Le lecteur s’immerge avec plaisir dans cette narration consistante, sans être pesante, se projetant dans cette région du globe qu’il ne visitera peut-être jamais, suivant les différentes péripéties allant de l’installation du camp des chercheurs jusqu’à un affrontement contre un commando ayant débarqué clandestinement sur l’île de Pâques. La narration visuelle reprend les caractéristiques de celle de Jacques Martin : une ligne claire avec quelques éléments supplémentaires comme de petits traits de texture et de très discrets dégradés dans la mise en couleurs, une moyenne de neuf ou dix cases par page, et une approche descriptive et réaliste qui ancre l’histoire dans un réel plausible.
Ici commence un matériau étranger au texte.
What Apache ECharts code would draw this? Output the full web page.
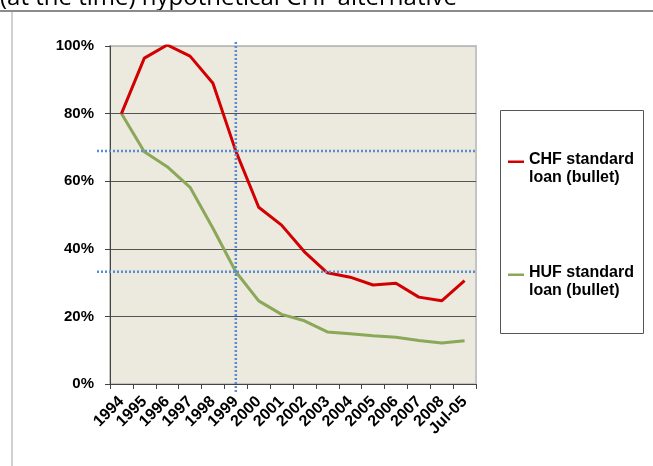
<!DOCTYPE html>
<html>
<head>
<meta charset="utf-8">
<script src="https://cdn.jsdelivr.net/npm/echarts@6/dist/echarts.min.js"></script>
<style>
  html, body { margin: 0; padding: 0; background: #fff; }
  #main { width: 653px; height: 466px; }
</style>
</head>
<body>
<div id="main"></div>
<script>
// categories and values (share of original loan, %)
const years = ['1994', '1995', '1996', '1997', '1998', '1999', '2000', '2001',
  '2002', '2003', '2004', '2005', '2006', '2007', '2008', 'Jul-05'];
const chfLoan = [80, 96.4, 100.3, 97.0, 89.0, 68.9, 52.3, 47.0,
  39.1, 32.9, 31.6, 29.3, 29.8, 25.7, 24.6, 30.6];
const hufLoan = [80, 68.7, 64.3, 58.2, 46.1, 33.2, 24.6, 20.6,
  18.7, 15.4, 14.9, 14.3, 13.8, 12.9, 12.1, 12.8];
const chfName = 'CHF standard\nloan (bullet)';
const hufName = 'HUF standard\nloan (bullet)';
const refYear = '1999';
const refLevels = [68.9, 33.2];

const bold = { fontFamily: 'Liberation Sans, Arial, sans-serif', fontWeight: 'bold', color: '#000' };
// legend line sits on the first text row
const legendIcon = 'path://M0,1.5H20V4.5H0Z M0,0H0.01V0.01H0Z M0,24H0.01V24.01H0Z';
const dotted = { stroke: '#5B8BD0', lineWidth: 2.5, lineDash: [2, 2] };

let myChart = echarts.init(document.getElementById('main'));
let frame = [
  { type: 'text', left: 0, top: -14,
    style: { text: '(at the time) hypothetical CHF alternative', fill: '#000',
      font: '24px "Open Sans", sans-serif' } },
  { type: 'line', shape: { x1: 0, y1: 11, x2: 653, y2: 11 },
    style: { stroke: '#8c8c8c', lineWidth: 2 } },
  { type: 'line', shape: { x1: 12, y1: 12, x2: 12, y2: 466 },
    style: { stroke: '#d0d0d0', lineWidth: 2 } },
  { type: 'rect', shape: { x: 500.5, y: 110.5, width: 143, height: 223 },
    style: { fill: '#fff', stroke: '#555', lineWidth: 1 } }
];
let option = {
  animation: false,
  backgroundColor: '#fff',
  graphic: frame,
  grid: {
    left: 110, right: 177, top: 46, bottom: 82,
    show: true, backgroundColor: '#ECE9DF', borderColor: '#c4c4c4', borderWidth: 2
  },
  legend: {
    orient: 'vertical',
    left: 503, top: 146,
    itemGap: 77,
    itemWidth: 16, itemHeight: 24,
    icon: legendIcon,
    textStyle: Object.assign({ fontSize: 16, lineHeight: 18 }, bold),
    data: [chfName, hufName]
  },
  xAxis: {
    type: 'category',
    data: years,
    boundaryGap: true,
    axisLine: { lineStyle: { color: '#444', width: 1 } },
    axisTick: { show: true, length: 5, lineStyle: { color: '#444' } },
    axisLabel: Object.assign({ interval: 0, rotate: 45, fontSize: 16, margin: 15 }, bold),
    splitLine: { show: false }
  },
  yAxis: {
    type: 'value',
    min: 0, max: 100, interval: 20,
    axisLine: { show: true, lineStyle: { color: '#444', width: 1 } },
    axisTick: { show: true, length: 5, lineStyle: { color: '#444' } },
    axisLabel: Object.assign({ formatter: '{value}%', fontSize: 15, margin: 16 }, bold),
    splitLine: { show: true, lineStyle: { color: ['#555', '#555', '#555', '#555', '#555', '#b8b8b8'], width: 1 } }
  },
  series: [
    {
      name: chfName,
      type: 'line',
      data: chfLoan,
      symbol: 'none',
      lineStyle: { color: '#D20000', width: 3 },
      itemStyle: { color: '#D20000' },
      z: 3
    },
    {
      name: hufName,
      type: 'line',
      data: hufLoan,
      symbol: 'none',
      lineStyle: { color: '#8AA858', width: 3 },
      itemStyle: { color: '#8AA858' },
      z: 2
    }
  ]
};
myChart.setOption(option);

// reference cross-hairs, placed through the axes and run a little past the plot
let gridRect = myChart.getModel().getComponent('grid', 0).coordinateSystem.getRect();
let guides = [];
let xRef = myChart.convertToPixel({ gridIndex: 0 }, [refYear, 0])[0];
guides.push({ type: 'line', z: 50, shape: { x1: xRef, y1: gridRect.y - 4, x2: xRef, y2: gridRect.y + gridRect.height + 9 }, style: dotted });
refLevels.forEach(v => {
  let yRef = myChart.convertToPixel({ gridIndex: 0 }, [refYear, v])[1];
  guides.push({ type: 'line', z: 50, shape: { x1: gridRect.x - 13, y1: yRef, x2: gridRect.x + gridRect.width, y2: yRef }, style: dotted });
});
myChart.setOption({ graphic: frame.concat(guides) });
</script>
</body>
</html>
Le scénariste a construit une intrigue qui entremêle plusieurs intérêts (l’expédition d’Antoine Lassalle, les traditions des Pascuans, la représentation du gouvernement chilien, un commando financé par des puissances étrangères), inscrite dans le contexte géopolitique de l’époque (c’est-à-dire la guerre froide et la course à l’espace). En trame de fond, se trouvent plusieurs thèmes comme les expéditions européennes pour découvrir et comprendre le monde (celle du norvégien Thor Heyerdahl, celle de Lassalle), une population locale (les Pascuans) administrée par un pays d’une autre culture (le Chili), les opérations tenues secrètes pour raison d’état. Le narrateur omniscient fait observer dans la dernière page que les Russes (une forme de dictature à l’époque) ne communiquent que sur les missions réussies, jamais sur les échecs. En finissant la dernière page, le lecteur éprouve un sentiment fugace de regret que la culture de Rapa Nui n’ait pas été plus développée, que ce soient les moais ou le mythe de l’homme-oiseau.
Promesse tenue d’une nouvelle aventure de Guy Lefranc dans un endroit exotique, dans une situation complexe et adulte, modelée par le contexte historique et géopolitique. Le lecteur savoure la narration visuelle minutieuse et référencée pour une reconstitution historique authentique. Il se projette sur Rapa Nui (l’île de Pâques) et ces étonnantes statues, pris dans les intérêts de la course aux étoiles. Quelques jours très mouvementés.